Escuela y ermita Casilda estudió en La Elvira, una de las escuelas que se desarrolló ligada a la mina, a la que asistían mayoritariamente hijos de los trabajadores. Antes de ir a clase «recogía el pan del racionamiento». A mediodía abandonaba el aula «para acercar la comida a su padre en la explotación «en El Sauco o la cueva de La Magdalena» en trayectos de más de media hora a veces atravesando planos inclinados, comía ella y regresaba al colegio. En febrero de 1941 un temporal con vientos huracanados como no se ha vuelto a repetir arrancó el tejado de la ermita. La solución, trasladar las imágenes y el altar a la escuela. Una combinación cuanto menos peculiar con los pupitres y la fotografía de Franco que no podía faltar.
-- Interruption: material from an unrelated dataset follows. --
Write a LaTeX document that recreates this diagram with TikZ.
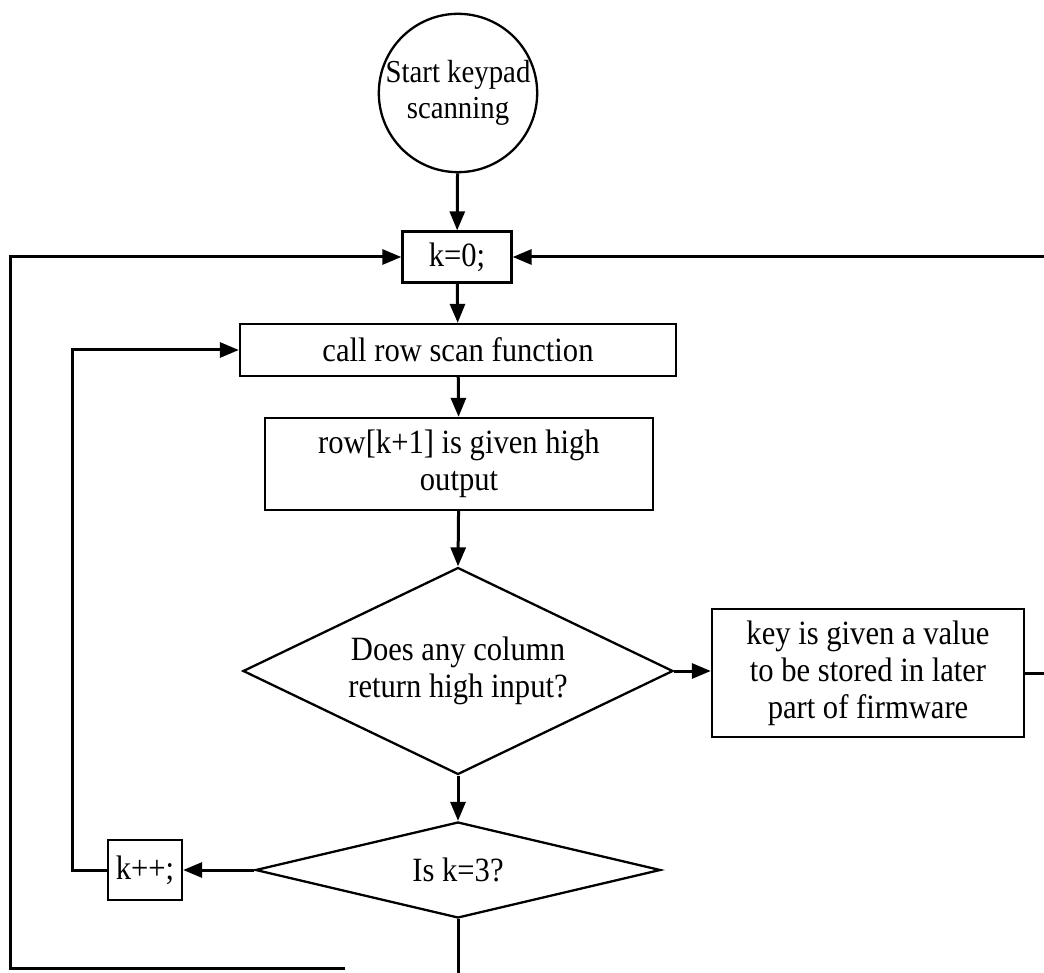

Casilda nunca olvidará el día en que un inspector preguntó a una amiga suya la identidad de ese señor y ella respondió que Su Santidad, el Obispo de Roma. La profesora «se quedó blanca» y la niña «hasta se orinó encima asustada por sus chillidos» cuando el visitante ya se había marchado.
El fenómeno de escuela ermita se repitió en El Cerco, aunque en ese caso no convivían con los instrumentos litúrgicos, sino que «los viernes lo preparábamos todo para las misas y el lunes lo recogíamos», rememora Mariví, alumna en la época. Desde clase «veíamos circular el ferrocarril de La Galdames –que transportaba mineral– y cómo los ganaderos corrían a apartar a los rebaños y los burros para evitar atropellos». Hacían sus necesidades «en las campas» en ausencia de retretes y jugaban a combinar flores rojas y amarillas para adornar los oficios religiosos ante el estupor de una de sus maestras, «pero como no nos decía por qué estaba mal tardamos en comprender» que se trataba de los colores de la bandera española que debían izar a diario.
Otros docentes también dejaron una profunda huella. Don César recaló en Galdames «represaliado como castigo por sus pensamientos políticos» contó uno de sus pupilos, Eugenio Altazubiaga, apuntando a «la cantidad de ingenieros y maestros que venían a que él les preparara para examinarse». Begoña evoca cómo en la escuela de Las Ribas al final de curso «venía a vernos la familia Oraa, entre ellos Félix, que llegó a presidir el Athletic Club de Bilbao». Descendían «de la familia De la Sota de Sopuerta, indianos que contribuyeron a construir el Ensanche de Bilbao y mecenas del centro educativo de Las Ribas: un poco más moderno con aula mixta, frontón y muy bien equipado de medios para impartir la enseñanza», apuntó Marta Zaldibar.
Isi perdió un brazo en un accidente a los diez años y aprendió a manejarse con la mano izquierda, Josefina vivió casi un mes en un túnel para protegerse de los ataques aéreos de la Guerra Civil, Tomás empezó a trabajar a los 13 años… Y esbozaron una sonrisa al echar la vista atrás. Como Albino, uno de los últimos maestros de estas escuelas de barriada en los años setenta. «A todos ellos y ellas, gracias», transmitió la edil de Cultura, Nagore Orella.